De Slaper is een kostbare oorkonde, een lijvig en zwaar register met de afmetingen van 37½ bij 26 cm. Het omvat 219 genummerde folios in prachtig handschrift, waarvan ongeveer 195 van mooi blank perkament. Later zijn daar nog een dertigtal folios van papier aan toegevoegd. Het lijvig en zwaar register telt dus ongeveer 440 paginas. pagina uit slaper

Er staan in vermeld alle eigendommen, renten en tienden die het klooster in bezit had in de tegenwoordige provincie Oost-Vlaanderen, namelijk te Elversele, Tielrode, Sint-Niklaas, Nieuwkerke, Belsele, Sinaai, Lokeren, Daknam, Eksaarde, Moerbeke, Stekene, Sint-Pauwels, Vrasene, Beveren, Melsele, Zwijndrecht, Verrebroek, Haasdonk, Kruibeke, Basel, Rupelmonde, Temse, Moerzeke, Hamme, Zele, Kalcken, Aalst, Oordeghem, Gent, Merkeghem; en in het tegenwoordige Zeeuws-Vlaanderen, namelijk te Axel, Beoostenblij, Hulst, SerPauwelspolder en Saeftinghe.

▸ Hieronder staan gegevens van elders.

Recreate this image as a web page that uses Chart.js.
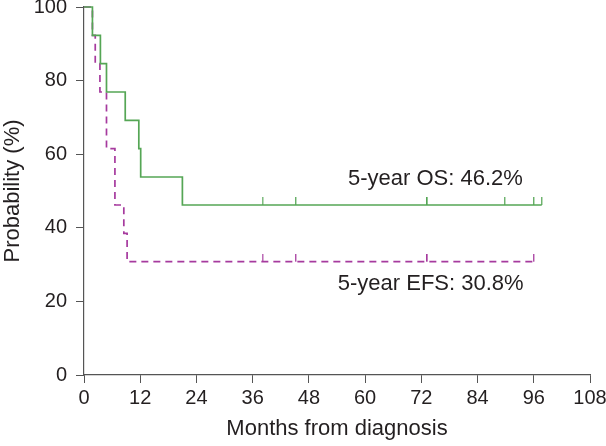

De honderden stukken grond worden elk aangeduid met hun oppervakte, de goederen die het afbakenen, de namen van de leenmannen of pachters en de vierschaar waar het 'te wette gaet...'. De beschrijving der tienden is zeer uitgebreid en beslaat voor elke parochie waar grondeigendom van Roosenberg lag verschillende folios.

Toen men in 1548 begon met de samenstelling van de Slaper was de abdij, die toen dertig religieuzen huisvestte, op het hoogtepunt van haar materiële welvaart, voornamelijk dank zij haar uitgebreide grondbezit.

De Slaper heeft nu vooral betekenis als bron voor genealogisch onderzoek in het Land van Waas en het aangrenzende Zeeuws-Vlaanderen. Men vindt in het register een groot aantal personen: pachters, eigenaars en aangrenzende buren. Ook onderlinge verwantschappen, soms over drie generaties, zijn er uit af te leiden. Er worden personen vernoemd met hun vader en grootvader, of met hun echtgenoot of echtgenote. Zo kan men vanaf ca. 1550 soms twee of zelfs drie generaties in de tijd teruggaan, dus tot personen die geboren zijn in de tweede helft van de 15de eeuw. Veel personen in de Slaper zal men ook tegenkomen in de hoofdcijnsboeken; een unieke genealogische bron in het Land van Waas. Dank zij de Slaper is het mogelijk veel hoofdcijnsplichtigen te localiseren omdat hun woonplaatsen zijn weergegeven. Aanduiding van de grootte van het areaal landbouwgrond dat de pachters en eigenaren bewerkten geeft inzicht in hun welvaart. In dit verband is er ook aansluiting met de Penningkohieren uit de tweede helft van 16de eeuw, registers die, dank zij de inzet van enkele genealogen uit de Kring FV Land van Waas, bewerkt en toegankelijk gemaakt worden.